The Indus Valley Civilization: An Ancient Utopia? [View all]
In the Bronze Age, Harappans had nothing to kill or die for and no religion.
Updated March 16, 2024 | Reviewed by Tyler Woods
Neel Burton M.D.
Indias first civilization was astonishingly advanced.
But more interesting is what they did not have: no king, army, or religion.
The Indus Valley Civilization undermines the Enlightenment idea of historical progress as global and linear.
In the mid-1850s, a few years after the British annexation of the Punjab, some railway builders stumbled upon an ancient mound of terracotta bricks at Harappa in the valley of the Ravi.
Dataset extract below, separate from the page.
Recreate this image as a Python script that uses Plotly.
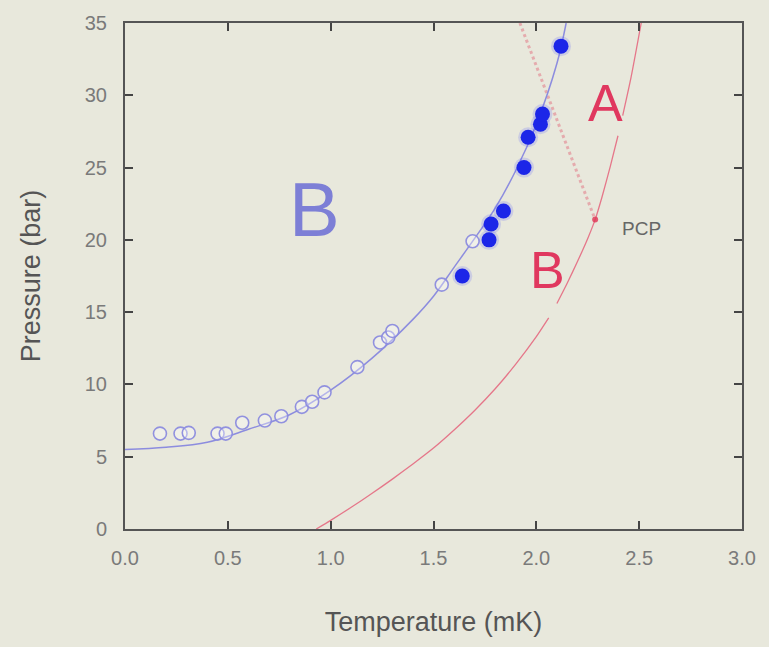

Despite reports of their antiquity, they carted off the bricks for track ballast to support nearly 100 miles of railway between Multan and Lahore.
In 1920, John Marshall, the director of the Archaeological Survey of India (ASI), ordered a full excavation of the site. Around that time, he heard of another site some 400 miles to the south, which locals called Mohenjo-daro ("The Mound of the Dead" after the human and animal bones that lay strewn among the artifacts. Initial digs at Mohenjo-daro uncovered striking similarities between the two sites, and it became apparent that they belonged to an ancient civilization that pushed back the history of India by several thousand years.
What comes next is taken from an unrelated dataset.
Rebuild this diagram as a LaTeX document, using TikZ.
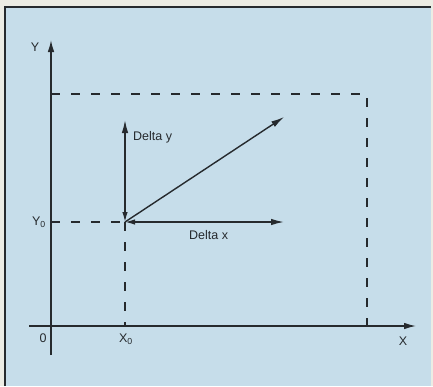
\documentclass[tikz,border=0pt]{standalone}
\usepackage{fontspec}
\setmainfont{Liberation Sans}
\usetikzlibrary{arrows.meta, positioning}
\definecolor{panelblue}{RGB}{198,221,234}
\definecolor{inkgray}{RGB}{38,42,46}
\definecolor{papercream}{RGB}{236,236,228}

\begin{document}
\begin{tikzpicture}[
    x=1pt, y=-1pt,
    axis/.style={-{Latex[length=12pt,width=6.5pt]}, inkgray, line width=1.3pt},
    vec/.style={-{Latex[length=13pt,width=6.5pt]}, inkgray, line width=1.4pt},
    twovec/.style={{Latex[length=10pt,width=5.5pt]}-{Latex[length=13pt,width=6.5pt]}, inkgray, line width=1.4pt},
    guide/.style={dash pattern=on 9pt off 11pt, inkgray, line width=1.4pt},
    lbl/.style={font=\fontsize{12.5}{14}\selectfont, text=inkgray, inner sep=1pt}
]
\useasboundingbox (0,0) rectangle (433,386);

% Panel
\fill[papercream] (0,0) rectangle (433,386);
\fill[panelblue] (5,7) rectangle (431,386);
\draw[inkgray, line width=1.6pt] (5,386) -- (5,7) -- (431,7);

% Axes
\coordinate (xstart) at (29,326);
\coordinate (xend) at (416,326);
\coordinate (ystart) at (51,355);
\coordinate (yend) at (51,40);
\draw[axis] (xstart) -- (xend);
\draw[axis] (ystart) -- (yend);

% Points
\coordinate (origin) at (125,222);
\coordinate (dxend) at (284,222);
\coordinate (dyend) at (125,120);
\coordinate (vecend) at (284,117);
\coordinate (yzero) at (51,222);
\coordinate (xzero) at (125,326);
\coordinate (ytop) at (51,94);
\coordinate (corner) at (367,94);
\coordinate (xfar) at (367,326);

% Dashed guides
\draw[guide] (yzero) -- (origin);
\draw[guide] (origin) -- (xzero);
\draw[guide] (ytop) -- (corner) -- (xfar);

% Vectors
\draw[twovec] (origin) -- (dxend);
\draw[twovec] (origin) -- (dyend);
\draw[vec] (origin) -- (vecend);

% Labels
\node[lbl] (ylabel) at (35,47) {Y};
\node[lbl] (xlabel) at (403,341) {X};
\node[lbl] (zero) at (43,338) {0};
\node[lbl] (xzerolabel) at (126,339) {X\textsubscript{0}};
\node[lbl] (yzerolabel) at (39,222) {Y\textsubscript{0}};
\node[lbl, anchor=west] (dylabel) at (132,137) {Delta y};
\node[lbl, anchor=west] (dxlabel) at (188,235) {Delta x};
\end{tikzpicture}
\end{document}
In an article for the 24 September 1924 issue of the Illustrated London News, Marshall wrote:
Not often has it been given to archaeologists, as it was given to Schliemann at Tiryns and Mycenæ, or to Stein in the deserts of Turkestan, to light upon the remains of a long forgotten civilisation. It looks, however, at this moment, as if we were on the threshold of such a discovery in the plains of the Indus.
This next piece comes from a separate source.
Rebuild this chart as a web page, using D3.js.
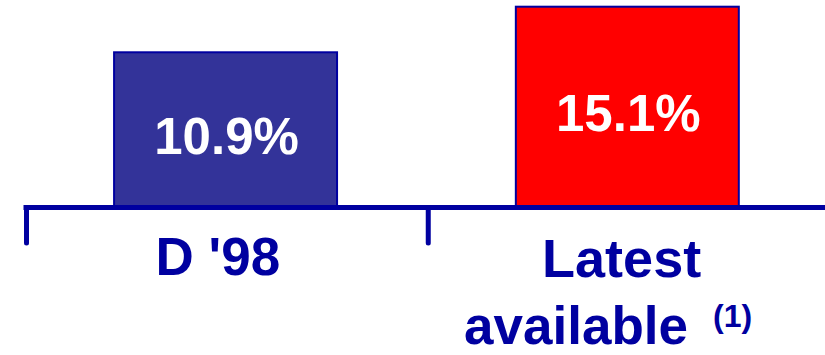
<!DOCTYPE html>
<html>
<head>
<meta charset="utf-8">
<script src="https://cdn.jsdelivr.net/npm/d3@7"></script>
<style>
  html, body { margin: 0; padding: 0; background: #ffffff; }
  svg { display: block; }
</style>
</head>
<body>
<script>
// ---- data ----
const categories = ["D '98", "Latest available"];
const values = [10.9, 15.1];
const valueLabels = ["10.9%", "15.1%"];
const barColors = ["#333399", "#FF0000"];

const W = 825, H = 355;
const axisY = 207.5;
const navy = "#0000A0";
const font = "'Liberation Sans', Arial, Helvetica, sans-serif";

const svg = d3.select("body").append("svg")
  .attr("width", W).attr("height", H);

const x = d3.scaleBand().domain(categories).range([26.5, 830]).padding(0);
const y = d3.scaleLinear().domain([-3.4, 15.1]).range([axisY, 6.7]);
const bw = x.bandwidth();

// bars
svg.selectAll("rect.bar").data(categories).join("rect")
  .attr("class", "bar")
  .attr("x", c => x(c) + bw * 0.218)
  .attr("y", (c, i) => y(values[i]))
  .attr("width", bw * 0.555)
  .attr("height", (c, i) => axisY - y(values[i]))
  .attr("fill", (c, i) => barColors[i])
  .attr("stroke", navy)
  .attr("stroke-width", 2);

// value labels
svg.selectAll("text.val").data(categories).join("text")
  .attr("class", "val")
  .attr("x", c => x(c) + bw * 0.218 + bw * 0.2775 + 1)
  .attr("y", (c, i) => (y(values[i]) + axisY) / 2 + 24)
  .attr("text-anchor", "middle")
  .attr("font-family", font)
  .attr("font-weight", "bold")
  .attr("font-size", 51)
  .attr("fill", "#ffffff")
  .text((c, i) => valueLabels[i]);

// axis line
svg.append("line")
  .attr("x1", 23.5).attr("x2", W + 5)
  .attr("y1", axisY).attr("y2", axisY)
  .attr("stroke", navy).attr("stroke-width", 5);

// ticks at category boundaries
svg.selectAll("line.tick").data(categories).join("line")
  .attr("class", "tick")
  .attr("x1", c => x(c)).attr("x2", c => x(c))
  .attr("y1", axisY).attr("y2", 243)
  .attr("stroke", navy).attr("stroke-width", 5)
  .attr("stroke-linecap", "round");

// category labels
const lab = svg.append("g")
  .attr("font-family", font)
  .attr("font-weight", "bold")
  .attr("fill", navy);

const c0 = x(categories[0]) + bw / 2;
const c1 = x(categories[1]) + bw / 2;

lab.append("text")
  .attr("x", c0 - 9.5).attr("y", 275)
  .attr("text-anchor", "middle")
  .attr("font-size", 53)
  .text(categories[0]);

const words = categories[1].split(" ");
lab.append("text")
  .attr("x", c1 - 7.5).attr("y", 276.5)
  .attr("text-anchor", "middle")
  .attr("font-size", 54)
  .text(words[0]);

const t2 = lab.append("text")
  .attr("x", c1 - 21).attr("y", 343.5)
  .attr("text-anchor", "middle")
  .attr("font-size", 53);
t2.append("tspan").text(words[1]);
t2.append("tspan")
  .attr("font-size", 32)
  .attr("dx", 25)
  .attr("dy", -16.5)
  .text("(1)");
</script>
</body>
</html>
Around 1,000 sites have since been reported, including five major urban centres (Harappa, Mohenjo-Daro, and three more). The territory, which straddled the modern India-Pakistan border, stretched some 900 miles along the banks of the Indus and its tributaries, covering an area larger than that of ancient Egypt and Mesopotamia combined. The Indus Valley Civilization (IVC), or Harappan Civilization, as it came to be called, also had extensive terrestrial and maritime trade connections with, among others, Central Asia, Mesopotamia, and the Arabian Peninsula.